Note that I've given an alternate interface proposal in my last reply to
Tan Taylor: http://gcc.gnu.org/ml/gcc-patches/2005-10/msg00438.html
Yes, I saw that, but I'm not sure how workable it is:
Not sure I agree with the comments about recursion. Isn't there a mismatch
between what targetm.secondary_reload_class wants (an rtx) and what we can give
it (an intermediate class and mode)?
Any comments?
I've enumerated a couple of things earlier in this thread:
http://gcc.gnu.org/ml/gcc-patches/2005-10/msg00099.html
Ok. Let's not overdesign it, however. I dread an attempt to make
lifetimes more accurate with the current set of RELOAD_FOR_FOO lifetime
descriptions.
Does the sh need multiple intermediate registers for any of its secondary
reloads?
Yes, that is what originally started this thread. In order to copy the
T register to FP_REGS, the copy has to go through GENERAL_REGS and FPUL_REGS.
How common is this?
However, if we don't describe intermediate registers as they are and
allow to use them to reduce more comples reload problems to simpler reload
problems, the coding effort for a port maintainer is quadratic with the
length of the chain of copies needed. Moreover, these unnecessaryly large
reload patterns make the process harder to understand.
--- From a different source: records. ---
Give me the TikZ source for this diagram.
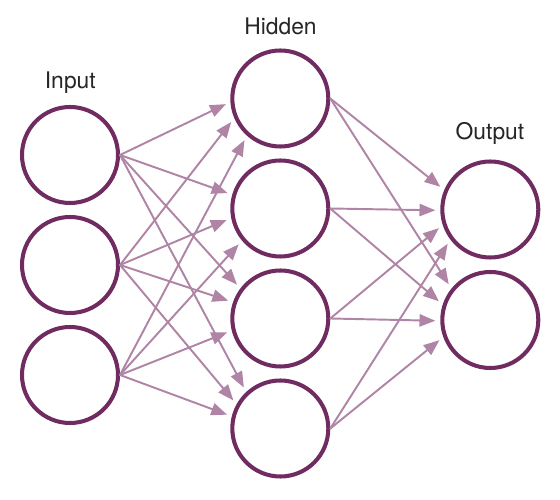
\documentclass[tikz,border=0pt]{standalone}
\usepackage{fontspec}
\setmainfont{TeX Gyre Heros}
\usetikzlibrary{arrows.meta}
\definecolor{netplum}{RGB}{112,44,96}
\definecolor{netmauve}{RGB}{175,132,165}

\begin{document}
\begin{tikzpicture}[>={Triangle[length=9pt,width=7pt]},line cap=round,line join=round,
  neuron/.style={circle,draw=netplum,line width=2.3pt,minimum size=1.92cm,inner sep=0pt},
  synapse/.style={->,netmauve,line width=1.1pt,shorten >=.1cm},
  layer/.style={text=black!85,font=\fontsize{13}{15}\selectfont,anchor=base}]
 \useasboundingbox (0,0) rectangle (11.2,-10);
 % layers
 \foreach \n/\y in {1/-3.1,2/-5.3,3/-7.5}
  \node[neuron] (i\n) at (1.4,\y) {};
 \foreach \n/\y in {1/-1.97,2/-4.17,3/-6.37,4/-8.57}
  \node[neuron] (h\n) at (5.606,\y) {};
 \foreach \n/\y in {1/-4.19,2/-6.4}
  \node[neuron] (o\n) at (9.806,\y) {};
 % weights
 \foreach \s/\t/\a in {i1/h1/184,i2/h1/203,i3/h1/228,
   i1/h2/164,i2/h2/191,i3/h2/220,
   i1/h3/143,i2/h3/161,i3/h3/194,
   i1/h4/133,i2/h4/151,i3/h4/166,
   h1/o1/157,h2/o1/181,h3/o1/198,h4/o1/217,
   h1/o2/141,h2/o2/162,h3/o2/181,h4/o2/200}
  \draw[synapse] (\s.east) -- (\t.\a);
 % titles
 \node[layer] (inlab) at (1.406,-1.78) {Input};
 \node[layer] (hidlab) at (5.61,-.70) {Hidden};
 \node[layer] (outlab) at (9.8,-2.786) {Output};
\end{tikzpicture}
\end{document}
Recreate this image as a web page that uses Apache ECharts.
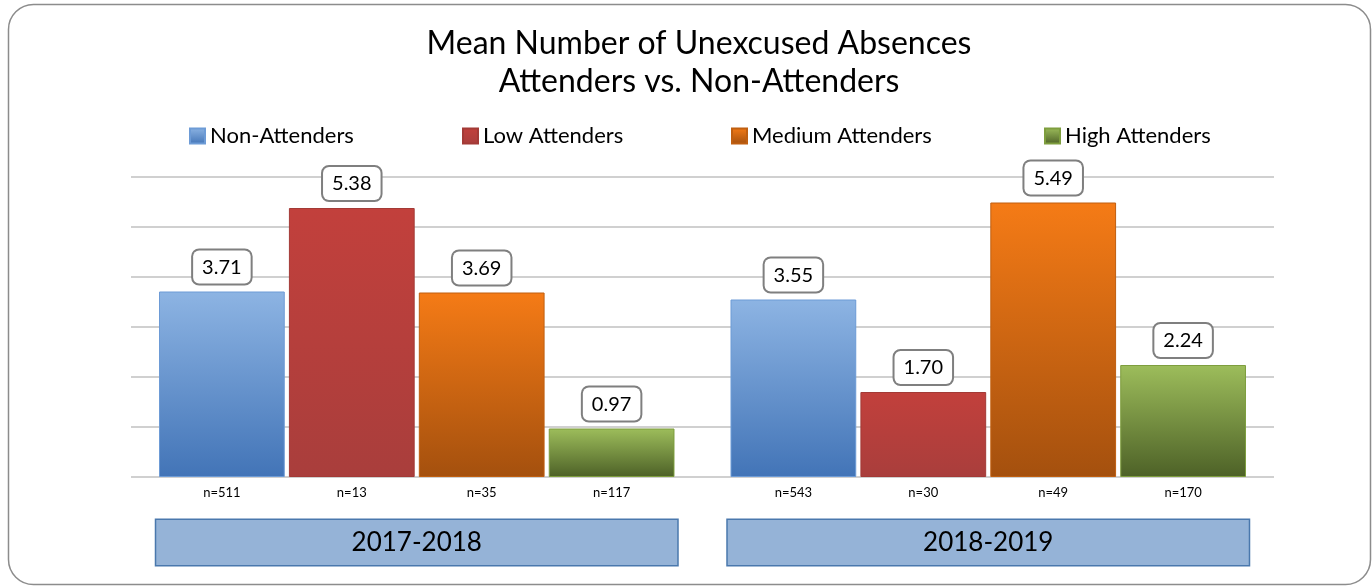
<!DOCTYPE html>
<html>
<head>
<meta charset="utf-8">
<script src="https://cdn.jsdelivr.net/npm/echarts@6/dist/echarts.min.js"></script>
<style>
  html, body { margin: 0; padding: 0; background: #fff; }
  #chart { width: 1372px; height: 586px; }
</style>
</head>
<body>
<div id="chart"></div>
<script>
// 数据
const years = ['2017-2018', '2018-2019'];
const groups = ['Non-Attenders', 'Low Attenders', 'Medium Attenders', 'High Attenders'];
const means = [
    [3.71, 3.55],   // Non-Attenders
    [5.38, 1.70],   // Low Attenders
    [3.69, 5.49],   // Medium Attenders
    [0.97, 2.24]    // High Attenders
];
const counts = [
    ['n=511', 'n=543'],
    ['n=13', 'n=30'],
    ['n=35', 'n=49'],
    ['n=117', 'n=170']
];
const yTicks = [0, 1, 2, 3, 4, 5, 6];

const FONT = 'Lato';
// 渐变色 (上 -> 下)
const colors = [
    ['#8db4e3', '#4274b7', '#6d9bd6'],
    ['#c2403c', '#a93e3c', '#a33a36'],
    ['#f57b16', '#a4500e', '#c05f10'],
    ['#9dbd5b', '#4d6127', '#7e9e3e']
];
// 图例位置
const legendLeft = [189, 462, 731, 1044];

function grad(c) {
    return new echarts.graphic.LinearGradient(0, 0, 0, 1, [
        {offset: 0, color: c[0]},
        {offset: 1, color: c[1]}
    ]);
}

let series = [];
groups.forEach(function (name, i) {
    series.push({
        name: name,
        type: 'bar',
        xAxisIndex: 0,
        data: means[i],
        barGap: '3.3%',
        barCategoryGap: '9.8%',
        itemStyle: {color: grad(colors[i]), borderColor: colors[i][2], borderWidth: 1},
        label: {
            show: true,
            position: 'top',
            distance: 8,
            formatter: function (p) { return p.value.toFixed(2); },
            fontFamily: FONT,
            fontSize: 20,
            color: '#000',
            backgroundColor: '#fff',
            borderColor: '#7f7f7f',
            borderWidth: 2,
            borderRadius: 6,
            padding: [7, 9, 6, 9]
        }
    });
});
// n= 标签 (透明柱)
groups.forEach(function (name, i) {
    series.push({
        name: name + ' n',
        type: 'bar',
        xAxisIndex: 1,
        data: means[i],
        barGap: '3.3%',
        barCategoryGap: '9.8%',
        silent: true,
        itemStyle: {color: 'rgba(0,0,0,0)'},
        label: {
            show: true,
            position: 'bottom',
            distance: 9,
            formatter: function (p) { return counts[i][p.dataIndex]; },
            fontFamily: FONT,
            fontSize: 13,
            color: '#000'
        }
    });
});

let option = {
    animation: false,
    title: {
        text: 'Mean Number of Unexcused Absences\nAttenders vs. Non-Attenders',
        left: 699,
        top: 25,
        padding: 0,
        textAlign: 'center',
        textStyle: {fontFamily: FONT, fontSize: 32, fontWeight: 'normal', color: '#000', lineHeight: 38}
    },
    legend: groups.map(function (g, i) {
        return {
            data: [g],
            left: legendLeft[i],
            top: 125,
            padding: 0,
            itemWidth: 15,
            itemHeight: 15,
            icon: 'rect',
            textStyle: {fontFamily: FONT, fontSize: 22, color: '#000'}
        };
    }),
    grid: {left: 131, right: 98, top: 177, bottom: 109},
    xAxis: [{
        type: 'category',
        data: years,
        axisLine: {show: false},
        axisTick: {show: false},
        axisLabel: {
            margin: 43,
            fontFamily: FONT,
            fontSize: 26,
            color: '#000',
            backgroundColor: '#95b3d7',
            borderColor: '#4a78ad',
            borderWidth: 1.5,
            width: 521,
            height: 45,
            lineHeight: 45,
            align: 'center'
        }
    }, {
        type: 'category',
        data: years,
        show: false
    }],
    yAxis: {
        type: 'value',
        min: yTicks[0],
        max: yTicks[yTicks.length - 1],
        interval: 1,
        axisLabel: {show: false},
        axisLine: {show: false},
        axisTick: {show: false},
        splitLine: {lineStyle: {color: '#d0d0d0', width: 2}}
    },
    graphic: [{
        type: 'rect',
        silent: true,
        shape: {x: 8.5, y: 4.5, width: 1362, height: 580, r: 25},
        style: {fill: 'none', stroke: '#8c8c8c', lineWidth: 1.5}
    }],
    series: series
};

var chart = echarts.init(document.getElementById('chart'));
chart.setOption(option);
window.onresize = function () {
    chart.resize();
};
</script>
</body>
</html>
I'd say it depends how often we need something like this. If it's only
a rare one-off case in the sh backend, then I think we're better off
just slightly extending the current scheme along the lines of the patch
you posted. If it happens more frequently for more ports, then it might
be warranted to look for another approach, but the interface will be
quite different from what we have now.
Having the ability to use separate patterns for different needs should
already help with the understandability, shouldn't it?